**Material to process:**
____

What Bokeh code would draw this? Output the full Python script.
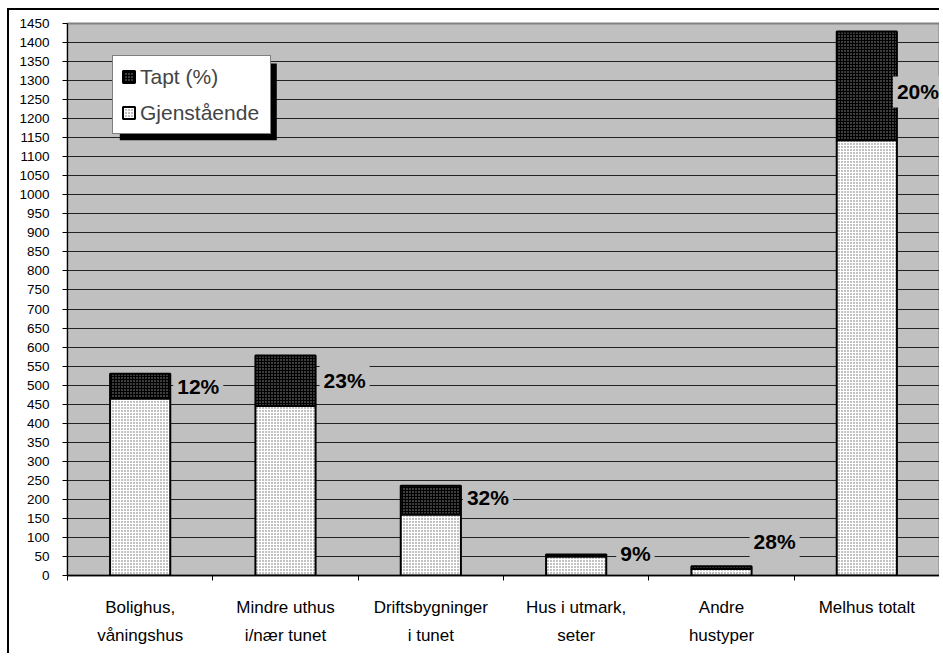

____

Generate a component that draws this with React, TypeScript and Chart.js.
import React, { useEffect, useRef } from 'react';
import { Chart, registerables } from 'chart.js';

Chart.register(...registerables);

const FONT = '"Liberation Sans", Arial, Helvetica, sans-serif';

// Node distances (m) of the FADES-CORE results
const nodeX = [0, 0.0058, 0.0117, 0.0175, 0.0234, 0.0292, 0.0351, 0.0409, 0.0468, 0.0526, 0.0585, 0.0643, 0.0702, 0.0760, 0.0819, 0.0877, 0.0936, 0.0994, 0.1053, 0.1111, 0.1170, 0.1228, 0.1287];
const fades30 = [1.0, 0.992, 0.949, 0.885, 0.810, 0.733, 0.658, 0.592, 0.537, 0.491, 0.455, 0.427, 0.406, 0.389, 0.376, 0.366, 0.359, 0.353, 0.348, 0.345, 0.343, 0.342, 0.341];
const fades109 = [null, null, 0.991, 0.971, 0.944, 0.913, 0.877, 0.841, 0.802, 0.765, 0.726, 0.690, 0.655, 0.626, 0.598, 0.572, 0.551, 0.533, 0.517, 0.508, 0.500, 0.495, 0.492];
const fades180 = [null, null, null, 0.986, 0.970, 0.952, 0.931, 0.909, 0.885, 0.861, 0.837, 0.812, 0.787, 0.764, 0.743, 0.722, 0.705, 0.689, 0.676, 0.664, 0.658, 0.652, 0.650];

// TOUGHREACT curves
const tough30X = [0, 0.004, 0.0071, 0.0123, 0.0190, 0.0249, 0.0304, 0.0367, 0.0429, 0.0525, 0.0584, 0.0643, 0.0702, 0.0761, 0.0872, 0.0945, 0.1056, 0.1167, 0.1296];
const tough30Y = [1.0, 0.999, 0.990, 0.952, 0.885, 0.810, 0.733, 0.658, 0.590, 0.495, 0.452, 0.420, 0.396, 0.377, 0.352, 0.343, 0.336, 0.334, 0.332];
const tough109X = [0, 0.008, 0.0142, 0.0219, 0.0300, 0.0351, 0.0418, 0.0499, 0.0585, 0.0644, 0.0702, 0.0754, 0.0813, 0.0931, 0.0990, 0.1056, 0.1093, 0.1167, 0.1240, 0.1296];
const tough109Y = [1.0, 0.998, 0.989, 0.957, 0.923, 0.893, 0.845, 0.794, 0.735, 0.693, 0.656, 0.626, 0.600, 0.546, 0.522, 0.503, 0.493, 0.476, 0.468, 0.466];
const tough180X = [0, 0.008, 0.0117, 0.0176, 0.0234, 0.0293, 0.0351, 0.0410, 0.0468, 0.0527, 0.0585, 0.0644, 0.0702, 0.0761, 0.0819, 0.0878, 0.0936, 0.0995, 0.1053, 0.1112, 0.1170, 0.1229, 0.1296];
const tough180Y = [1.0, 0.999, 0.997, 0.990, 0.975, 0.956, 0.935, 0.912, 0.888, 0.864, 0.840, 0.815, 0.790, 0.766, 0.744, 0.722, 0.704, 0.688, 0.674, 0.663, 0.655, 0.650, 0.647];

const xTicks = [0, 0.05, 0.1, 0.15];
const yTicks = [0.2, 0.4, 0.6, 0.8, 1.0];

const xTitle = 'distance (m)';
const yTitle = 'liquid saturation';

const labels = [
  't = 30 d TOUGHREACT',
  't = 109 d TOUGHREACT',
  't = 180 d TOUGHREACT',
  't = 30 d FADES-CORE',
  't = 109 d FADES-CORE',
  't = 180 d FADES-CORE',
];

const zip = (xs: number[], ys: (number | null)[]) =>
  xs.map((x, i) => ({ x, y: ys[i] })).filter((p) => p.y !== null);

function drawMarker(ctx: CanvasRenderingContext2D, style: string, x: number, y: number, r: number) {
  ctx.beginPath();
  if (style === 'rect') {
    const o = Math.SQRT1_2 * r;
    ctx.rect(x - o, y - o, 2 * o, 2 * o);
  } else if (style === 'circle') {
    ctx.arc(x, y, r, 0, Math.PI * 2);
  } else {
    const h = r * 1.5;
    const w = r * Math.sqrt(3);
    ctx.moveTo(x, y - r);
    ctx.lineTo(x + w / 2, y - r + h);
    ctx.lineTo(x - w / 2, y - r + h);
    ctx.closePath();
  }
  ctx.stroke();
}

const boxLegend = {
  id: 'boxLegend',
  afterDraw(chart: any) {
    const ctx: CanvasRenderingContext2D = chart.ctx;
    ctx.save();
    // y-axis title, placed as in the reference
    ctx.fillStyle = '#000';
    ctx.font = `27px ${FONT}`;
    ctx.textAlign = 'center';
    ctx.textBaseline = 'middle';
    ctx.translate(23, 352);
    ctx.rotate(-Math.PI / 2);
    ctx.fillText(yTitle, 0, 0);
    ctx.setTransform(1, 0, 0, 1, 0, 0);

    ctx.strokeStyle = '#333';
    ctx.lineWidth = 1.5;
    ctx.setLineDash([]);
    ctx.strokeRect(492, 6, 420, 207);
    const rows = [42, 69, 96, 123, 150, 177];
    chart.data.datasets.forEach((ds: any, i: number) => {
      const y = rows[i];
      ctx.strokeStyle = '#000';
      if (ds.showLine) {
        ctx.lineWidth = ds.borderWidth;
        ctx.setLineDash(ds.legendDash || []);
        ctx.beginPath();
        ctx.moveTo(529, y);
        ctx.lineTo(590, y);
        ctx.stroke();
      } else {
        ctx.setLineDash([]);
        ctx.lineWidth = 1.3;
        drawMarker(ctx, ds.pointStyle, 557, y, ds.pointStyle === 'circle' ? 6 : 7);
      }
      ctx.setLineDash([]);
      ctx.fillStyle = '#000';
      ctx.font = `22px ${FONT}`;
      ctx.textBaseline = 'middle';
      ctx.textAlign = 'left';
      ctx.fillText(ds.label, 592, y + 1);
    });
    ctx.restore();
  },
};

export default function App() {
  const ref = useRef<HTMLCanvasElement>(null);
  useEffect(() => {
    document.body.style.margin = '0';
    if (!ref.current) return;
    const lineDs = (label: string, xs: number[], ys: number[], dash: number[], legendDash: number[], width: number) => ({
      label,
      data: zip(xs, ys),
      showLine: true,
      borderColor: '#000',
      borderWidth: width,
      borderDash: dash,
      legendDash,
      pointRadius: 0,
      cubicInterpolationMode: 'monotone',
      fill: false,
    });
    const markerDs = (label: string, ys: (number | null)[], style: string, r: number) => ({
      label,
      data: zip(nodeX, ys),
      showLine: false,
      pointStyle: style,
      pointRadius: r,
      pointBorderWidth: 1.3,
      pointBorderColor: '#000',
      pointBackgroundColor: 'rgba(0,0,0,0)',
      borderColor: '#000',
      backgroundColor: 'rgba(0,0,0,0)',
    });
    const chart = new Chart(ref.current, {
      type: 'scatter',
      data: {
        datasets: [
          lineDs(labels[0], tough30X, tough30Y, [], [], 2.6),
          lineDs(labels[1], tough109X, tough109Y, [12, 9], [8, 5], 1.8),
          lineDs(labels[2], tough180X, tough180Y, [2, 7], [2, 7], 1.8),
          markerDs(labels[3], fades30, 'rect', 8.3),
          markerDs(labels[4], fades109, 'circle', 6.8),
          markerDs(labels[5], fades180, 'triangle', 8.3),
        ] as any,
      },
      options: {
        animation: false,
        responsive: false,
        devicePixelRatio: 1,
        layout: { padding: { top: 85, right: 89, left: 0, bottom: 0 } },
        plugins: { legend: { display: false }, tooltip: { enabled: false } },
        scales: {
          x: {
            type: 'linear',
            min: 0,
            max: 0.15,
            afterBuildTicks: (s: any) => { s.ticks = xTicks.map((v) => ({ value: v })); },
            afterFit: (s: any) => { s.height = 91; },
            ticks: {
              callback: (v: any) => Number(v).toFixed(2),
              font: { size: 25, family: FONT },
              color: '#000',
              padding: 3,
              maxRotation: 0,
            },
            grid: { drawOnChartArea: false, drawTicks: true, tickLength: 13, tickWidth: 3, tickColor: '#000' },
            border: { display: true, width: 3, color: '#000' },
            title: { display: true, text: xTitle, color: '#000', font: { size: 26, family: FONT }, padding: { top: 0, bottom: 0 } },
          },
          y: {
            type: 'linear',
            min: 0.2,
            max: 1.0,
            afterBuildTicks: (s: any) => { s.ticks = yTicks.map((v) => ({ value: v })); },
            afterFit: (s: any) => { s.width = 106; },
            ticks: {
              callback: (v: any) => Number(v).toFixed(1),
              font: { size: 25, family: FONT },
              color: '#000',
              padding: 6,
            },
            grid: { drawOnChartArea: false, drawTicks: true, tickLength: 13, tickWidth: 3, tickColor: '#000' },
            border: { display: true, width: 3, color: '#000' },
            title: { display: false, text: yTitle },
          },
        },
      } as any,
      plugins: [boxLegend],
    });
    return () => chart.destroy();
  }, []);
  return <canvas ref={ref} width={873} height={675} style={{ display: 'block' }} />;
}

____

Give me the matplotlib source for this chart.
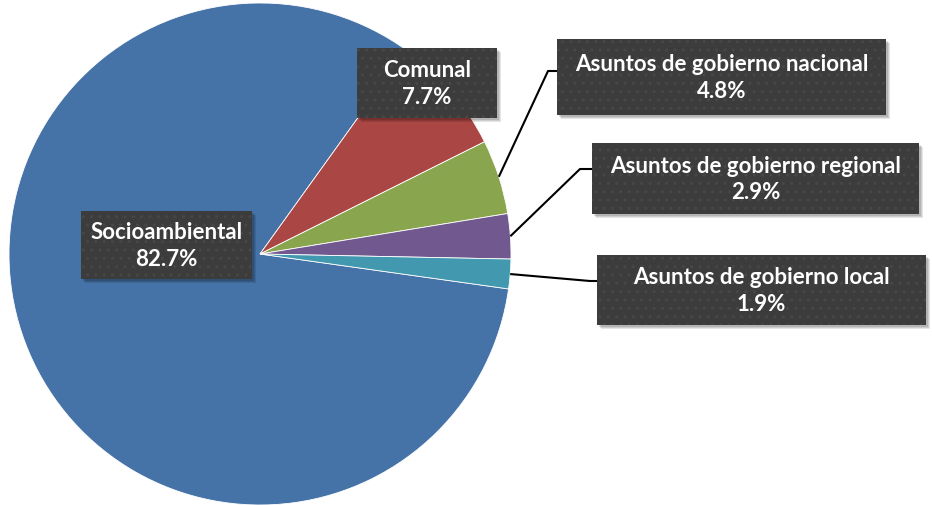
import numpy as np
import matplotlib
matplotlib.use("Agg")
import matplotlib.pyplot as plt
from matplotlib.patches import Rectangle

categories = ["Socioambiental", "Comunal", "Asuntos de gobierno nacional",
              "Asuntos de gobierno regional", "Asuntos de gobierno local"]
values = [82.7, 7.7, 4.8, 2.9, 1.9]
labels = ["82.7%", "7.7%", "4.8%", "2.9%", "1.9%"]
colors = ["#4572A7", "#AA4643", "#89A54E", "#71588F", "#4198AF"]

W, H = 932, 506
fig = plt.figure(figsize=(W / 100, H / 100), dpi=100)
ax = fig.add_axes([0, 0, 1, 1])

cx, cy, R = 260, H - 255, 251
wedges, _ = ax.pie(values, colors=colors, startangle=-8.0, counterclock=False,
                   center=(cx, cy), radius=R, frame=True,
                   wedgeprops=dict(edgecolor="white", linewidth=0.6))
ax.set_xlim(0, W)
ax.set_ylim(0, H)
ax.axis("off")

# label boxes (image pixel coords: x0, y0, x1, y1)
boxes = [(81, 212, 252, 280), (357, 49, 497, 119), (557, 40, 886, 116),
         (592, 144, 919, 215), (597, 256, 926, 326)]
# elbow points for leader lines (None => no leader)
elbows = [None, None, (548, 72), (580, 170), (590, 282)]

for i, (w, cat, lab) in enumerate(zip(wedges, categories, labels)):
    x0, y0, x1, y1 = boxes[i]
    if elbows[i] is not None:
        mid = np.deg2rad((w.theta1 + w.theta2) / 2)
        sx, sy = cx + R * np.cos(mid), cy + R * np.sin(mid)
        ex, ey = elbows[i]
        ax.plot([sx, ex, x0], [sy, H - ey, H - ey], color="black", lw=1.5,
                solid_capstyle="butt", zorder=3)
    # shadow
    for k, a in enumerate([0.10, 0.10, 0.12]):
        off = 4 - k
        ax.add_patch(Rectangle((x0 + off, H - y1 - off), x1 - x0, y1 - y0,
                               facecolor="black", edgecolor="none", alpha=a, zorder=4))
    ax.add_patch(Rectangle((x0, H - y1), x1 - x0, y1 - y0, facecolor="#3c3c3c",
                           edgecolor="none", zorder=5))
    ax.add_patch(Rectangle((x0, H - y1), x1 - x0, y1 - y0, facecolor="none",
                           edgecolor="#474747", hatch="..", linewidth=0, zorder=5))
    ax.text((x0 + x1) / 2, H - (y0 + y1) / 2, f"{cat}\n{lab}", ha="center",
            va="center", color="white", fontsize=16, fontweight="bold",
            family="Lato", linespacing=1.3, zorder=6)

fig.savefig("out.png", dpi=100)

____

**Goal of the exercise:**
Reproduce, starting at the line containing "Give me the matplotlib source for this chart." and stopping after the line containing "from matplotlib.patches import Rectangle", each of those lines exactly and no others; leave pictures out.

**Finished exercise:**
Give me the matplotlib source for this chart.
import numpy as np
import matplotlib
matplotlib.use("Agg")
import matplotlib.pyplot as plt
from matplotlib.patches import Rectangle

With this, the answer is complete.